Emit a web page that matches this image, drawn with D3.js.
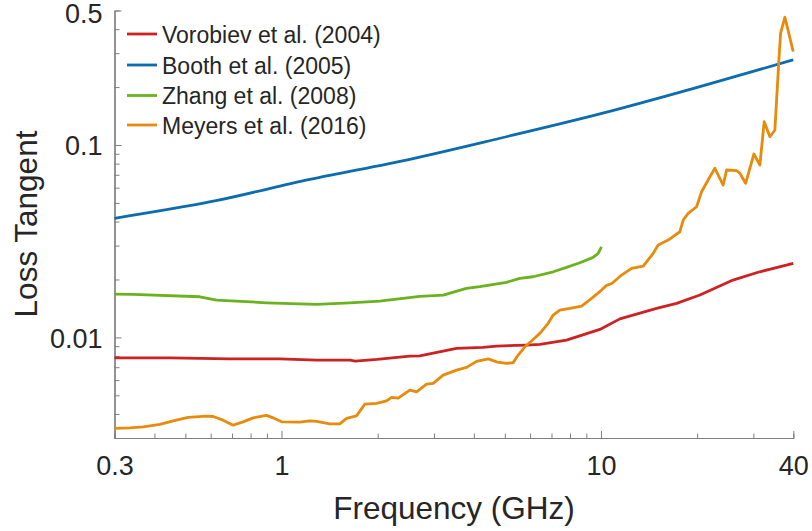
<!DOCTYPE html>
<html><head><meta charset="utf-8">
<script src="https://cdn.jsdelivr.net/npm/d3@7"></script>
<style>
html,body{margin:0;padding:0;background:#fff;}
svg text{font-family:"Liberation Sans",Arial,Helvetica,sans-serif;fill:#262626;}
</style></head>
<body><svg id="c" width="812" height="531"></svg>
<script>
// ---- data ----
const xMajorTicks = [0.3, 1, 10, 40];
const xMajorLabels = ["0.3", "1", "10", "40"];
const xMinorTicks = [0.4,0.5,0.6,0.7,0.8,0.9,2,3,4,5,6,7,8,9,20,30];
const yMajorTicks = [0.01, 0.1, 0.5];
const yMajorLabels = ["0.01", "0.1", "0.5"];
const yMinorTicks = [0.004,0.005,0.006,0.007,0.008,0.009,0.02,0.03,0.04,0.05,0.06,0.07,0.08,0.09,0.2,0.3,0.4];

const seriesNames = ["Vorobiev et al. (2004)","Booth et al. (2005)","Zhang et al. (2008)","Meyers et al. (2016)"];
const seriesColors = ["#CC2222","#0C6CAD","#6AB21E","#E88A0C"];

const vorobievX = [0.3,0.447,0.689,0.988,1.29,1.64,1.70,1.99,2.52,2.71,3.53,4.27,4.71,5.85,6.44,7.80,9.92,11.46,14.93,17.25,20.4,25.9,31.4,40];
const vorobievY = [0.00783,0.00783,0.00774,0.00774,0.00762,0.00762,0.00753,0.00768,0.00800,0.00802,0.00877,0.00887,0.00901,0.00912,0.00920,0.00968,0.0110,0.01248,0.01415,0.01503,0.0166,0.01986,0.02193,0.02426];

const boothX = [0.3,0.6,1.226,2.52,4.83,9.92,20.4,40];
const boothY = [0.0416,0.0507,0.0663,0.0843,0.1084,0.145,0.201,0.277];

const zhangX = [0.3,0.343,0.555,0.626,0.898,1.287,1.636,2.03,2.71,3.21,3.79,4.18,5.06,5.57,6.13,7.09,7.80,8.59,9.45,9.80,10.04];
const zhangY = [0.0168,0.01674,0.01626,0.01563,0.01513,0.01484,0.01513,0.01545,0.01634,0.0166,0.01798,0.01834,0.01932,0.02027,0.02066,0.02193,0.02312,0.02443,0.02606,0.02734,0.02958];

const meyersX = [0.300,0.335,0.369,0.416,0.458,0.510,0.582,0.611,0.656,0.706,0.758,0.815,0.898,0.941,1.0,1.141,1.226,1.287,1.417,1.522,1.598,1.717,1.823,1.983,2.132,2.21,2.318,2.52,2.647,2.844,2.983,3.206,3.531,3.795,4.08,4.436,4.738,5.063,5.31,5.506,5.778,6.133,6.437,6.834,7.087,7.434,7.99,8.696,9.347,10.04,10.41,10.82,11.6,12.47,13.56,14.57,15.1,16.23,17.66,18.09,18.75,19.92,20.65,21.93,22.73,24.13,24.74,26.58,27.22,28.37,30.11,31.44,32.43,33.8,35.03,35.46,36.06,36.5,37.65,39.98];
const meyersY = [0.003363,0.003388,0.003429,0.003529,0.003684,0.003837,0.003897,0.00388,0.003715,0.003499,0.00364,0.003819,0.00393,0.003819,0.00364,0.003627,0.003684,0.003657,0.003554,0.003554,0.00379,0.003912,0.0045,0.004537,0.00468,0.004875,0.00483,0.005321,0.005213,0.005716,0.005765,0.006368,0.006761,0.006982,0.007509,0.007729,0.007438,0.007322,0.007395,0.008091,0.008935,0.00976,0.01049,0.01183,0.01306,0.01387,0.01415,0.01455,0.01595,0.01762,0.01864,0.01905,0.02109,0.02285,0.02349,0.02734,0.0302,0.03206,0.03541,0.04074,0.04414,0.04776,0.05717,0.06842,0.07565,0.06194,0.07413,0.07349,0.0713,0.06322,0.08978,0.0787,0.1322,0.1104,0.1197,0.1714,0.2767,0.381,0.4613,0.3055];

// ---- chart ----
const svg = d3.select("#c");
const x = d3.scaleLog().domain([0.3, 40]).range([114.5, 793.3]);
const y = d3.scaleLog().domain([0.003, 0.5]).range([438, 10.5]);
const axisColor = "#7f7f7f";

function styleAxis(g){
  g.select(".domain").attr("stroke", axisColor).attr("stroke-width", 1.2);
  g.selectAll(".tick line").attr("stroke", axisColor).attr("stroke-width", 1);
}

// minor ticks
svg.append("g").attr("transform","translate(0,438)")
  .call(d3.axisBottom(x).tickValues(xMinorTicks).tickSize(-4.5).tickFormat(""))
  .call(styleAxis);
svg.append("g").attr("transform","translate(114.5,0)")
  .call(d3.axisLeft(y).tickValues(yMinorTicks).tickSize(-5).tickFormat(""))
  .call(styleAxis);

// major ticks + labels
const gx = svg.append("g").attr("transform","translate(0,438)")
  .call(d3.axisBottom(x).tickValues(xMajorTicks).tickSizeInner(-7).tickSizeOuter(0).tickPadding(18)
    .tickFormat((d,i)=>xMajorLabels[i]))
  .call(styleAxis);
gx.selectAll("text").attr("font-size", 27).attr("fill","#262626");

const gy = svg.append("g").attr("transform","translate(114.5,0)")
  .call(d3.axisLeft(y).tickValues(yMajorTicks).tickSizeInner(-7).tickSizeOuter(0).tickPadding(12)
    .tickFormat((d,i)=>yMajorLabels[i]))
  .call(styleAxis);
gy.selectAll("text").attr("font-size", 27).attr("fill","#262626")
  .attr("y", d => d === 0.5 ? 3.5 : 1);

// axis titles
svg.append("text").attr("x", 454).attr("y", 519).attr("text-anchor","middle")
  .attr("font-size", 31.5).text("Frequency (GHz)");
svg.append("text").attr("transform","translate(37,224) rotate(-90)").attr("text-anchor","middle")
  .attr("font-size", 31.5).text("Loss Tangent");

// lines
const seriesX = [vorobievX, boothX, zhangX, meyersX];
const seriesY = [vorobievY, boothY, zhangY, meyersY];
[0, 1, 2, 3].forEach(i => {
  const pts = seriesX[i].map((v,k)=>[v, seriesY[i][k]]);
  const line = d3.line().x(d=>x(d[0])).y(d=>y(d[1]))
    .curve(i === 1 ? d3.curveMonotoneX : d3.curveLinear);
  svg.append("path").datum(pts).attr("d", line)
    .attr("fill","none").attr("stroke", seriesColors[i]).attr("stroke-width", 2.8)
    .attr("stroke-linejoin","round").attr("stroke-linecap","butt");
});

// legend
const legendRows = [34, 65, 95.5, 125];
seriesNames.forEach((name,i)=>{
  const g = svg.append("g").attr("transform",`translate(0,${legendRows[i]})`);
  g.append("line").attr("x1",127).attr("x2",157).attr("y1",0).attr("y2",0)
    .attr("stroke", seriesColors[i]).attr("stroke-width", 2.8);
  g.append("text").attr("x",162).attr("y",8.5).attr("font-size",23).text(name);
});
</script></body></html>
*-*-*
▸ Exercise goal
Without the pictures, retype the whole of the material above exactly.

▸ Exercise solution
Emit a web page that matches this image, drawn with D3.js.
<!DOCTYPE html>
<html><head><meta charset="utf-8">
<script src="https://cdn.jsdelivr.net/npm/d3@7"></script>
<style>
html,body{margin:0;padding:0;background:#fff;}
svg text{font-family:"Liberation Sans",Arial,Helvetica,sans-serif;fill:#262626;}
</style></head>
<body><svg id="c" width="812" height="531"></svg>
<script>
// ---- data ----
const xMajorTicks = [0.3, 1, 10, 40];
const xMajorLabels = ["0.3", "1", "10", "40"];
const xMinorTicks = [0.4,0.5,0.6,0.7,0.8,0.9,2,3,4,5,6,7,8,9,20,30];
const yMajorTicks = [0.01, 0.1, 0.5];
const yMajorLabels = ["0.01", "0.1", "0.5"];
const yMinorTicks = [0.004,0.005,0.006,0.007,0.008,0.009,0.02,0.03,0.04,0.05,0.06,0.07,0.08,0.09,0.2,0.3,0.4];

const seriesNames = ["Vorobiev et al. (2004)","Booth et al. (2005)","Zhang et al. (2008)","Meyers et al. (2016)"];
const seriesColors = ["#CC2222","#0C6CAD","#6AB21E","#E88A0C"];

const vorobievX = [0.3,0.447,0.689,0.988,1.29,1.64,1.70,1.99,2.52,2.71,3.53,4.27,4.71,5.85,6.44,7.80,9.92,11.46,14.93,17.25,20.4,25.9,31.4,40];
const vorobievY = [0.00783,0.00783,0.00774,0.00774,0.00762,0.00762,0.00753,0.00768,0.00800,0.00802,0.00877,0.00887,0.00901,0.00912,0.00920,0.00968,0.0110,0.01248,0.01415,0.01503,0.0166,0.01986,0.02193,0.02426];

const boothX = [0.3,0.6,1.226,2.52,4.83,9.92,20.4,40];
const boothY = [0.0416,0.0507,0.0663,0.0843,0.1084,0.145,0.201,0.277];

const zhangX = [0.3,0.343,0.555,0.626,0.898,1.287,1.636,2.03,2.71,3.21,3.79,4.18,5.06,5.57,6.13,7.09,7.80,8.59,9.45,9.80,10.04];
const zhangY = [0.0168,0.01674,0.01626,0.01563,0.01513,0.01484,0.01513,0.01545,0.01634,0.0166,0.01798,0.01834,0.01932,0.02027,0.02066,0.02193,0.02312,0.02443,0.02606,0.02734,0.02958];

const meyersX = [0.300,0.335,0.369,0.416,0.458,0.510,0.582,0.611,0.656,0.706,0.758,0.815,0.898,0.941,1.0,1.141,1.226,1.287,1.417,1.522,1.598,1.717,1.823,1.983,2.132,2.21,2.318,2.52,2.647,2.844,2.983,3.206,3.531,3.795,4.08,4.436,4.738,5.063,5.31,5.506,5.778,6.133,6.437,6.834,7.087,7.434,7.99,8.696,9.347,10.04,10.41,10.82,11.6,12.47,13.56,14.57,15.1,16.23,17.66,18.09,18.75,19.92,20.65,21.93,22.73,24.13,24.74,26.58,27.22,28.37,30.11,31.44,32.43,33.8,35.03,35.46,36.06,36.5,37.65,39.98];
const meyersY = [0.003363,0.003388,0.003429,0.003529,0.003684,0.003837,0.003897,0.00388,0.003715,0.003499,0.00364,0.003819,0.00393,0.003819,0.00364,0.003627,0.003684,0.003657,0.003554,0.003554,0.00379,0.003912,0.0045,0.004537,0.00468,0.004875,0.00483,0.005321,0.005213,0.005716,0.005765,0.006368,0.006761,0.006982,0.007509,0.007729,0.007438,0.007322,0.007395,0.008091,0.008935,0.00976,0.01049,0.01183,0.01306,0.01387,0.01415,0.01455,0.01595,0.01762,0.01864,0.01905,0.02109,0.02285,0.02349,0.02734,0.0302,0.03206,0.03541,0.04074,0.04414,0.04776,0.05717,0.06842,0.07565,0.06194,0.07413,0.07349,0.0713,0.06322,0.08978,0.0787,0.1322,0.1104,0.1197,0.1714,0.2767,0.381,0.4613,0.3055];

// ---- chart ----
const svg = d3.select("#c");
const x = d3.scaleLog().domain([0.3, 40]).range([114.5, 793.3]);
const y = d3.scaleLog().domain([0.003, 0.5]).range([438, 10.5]);
const axisColor = "#7f7f7f";

function styleAxis(g){
  g.select(".domain").attr("stroke", axisColor).attr("stroke-width", 1.2);
  g.selectAll(".tick line").attr("stroke", axisColor).attr("stroke-width", 1);
}

// minor ticks
svg.append("g").attr("transform","translate(0,438)")
  .call(d3.axisBottom(x).tickValues(xMinorTicks).tickSize(-4.5).tickFormat(""))
  .call(styleAxis);
svg.append("g").attr("transform","translate(114.5,0)")
  .call(d3.axisLeft(y).tickValues(yMinorTicks).tickSize(-5).tickFormat(""))
  .call(styleAxis);

// major ticks + labels
const gx = svg.append("g").attr("transform","translate(0,438)")
  .call(d3.axisBottom(x).tickValues(xMajorTicks).tickSizeInner(-7).tickSizeOuter(0).tickPadding(18)
    .tickFormat((d,i)=>xMajorLabels[i]))
  .call(styleAxis);
gx.selectAll("text").attr("font-size", 27).attr("fill","#262626");

const gy = svg.append("g").attr("transform","translate(114.5,0)")
  .call(d3.axisLeft(y).tickValues(yMajorTicks).tickSizeInner(-7).tickSizeOuter(0).tickPadding(12)
    .tickFormat((d,i)=>yMajorLabels[i]))
  .call(styleAxis);
gy.selectAll("text").attr("font-size", 27).attr("fill","#262626")
  .attr("y", d => d === 0.5 ? 3.5 : 1);

// axis titles
svg.append("text").attr("x", 454).attr("y", 519).attr("text-anchor","middle")
  .attr("font-size", 31.5).text("Frequency (GHz)");
svg.append("text").attr("transform","translate(37,224) rotate(-90)").attr("text-anchor","middle")
  .attr("font-size", 31.5).text("Loss Tangent");

// lines
const seriesX = [vorobievX, boothX, zhangX, meyersX];
const seriesY = [vorobievY, boothY, zhangY, meyersY];
[0, 1, 2, 3].forEach(i => {
  const pts = seriesX[i].map((v,k)=>[v, seriesY[i][k]]);
  const line = d3.line().x(d=>x(d[0])).y(d=>y(d[1]))
    .curve(i === 1 ? d3.curveMonotoneX : d3.curveLinear);
  svg.append("path").datum(pts).attr("d", line)
    .attr("fill","none").attr("stroke", seriesColors[i]).attr("stroke-width", 2.8)
    .attr("stroke-linejoin","round").attr("stroke-linecap","butt");
});

// legend
const legendRows = [34, 65, 95.5, 125];
seriesNames.forEach((name,i)=>{
  const g = svg.append("g").attr("transform",`translate(0,${legendRows[i]})`);
  g.append("line").attr("x1",127).attr("x2",157).attr("y1",0).attr("y2",0)
    .attr("stroke", seriesColors[i]).attr("stroke-width", 2.8);
  g.append("text").attr("x",162).attr("y",8.5).attr("font-size",23).text(name);
});
</script></body></html>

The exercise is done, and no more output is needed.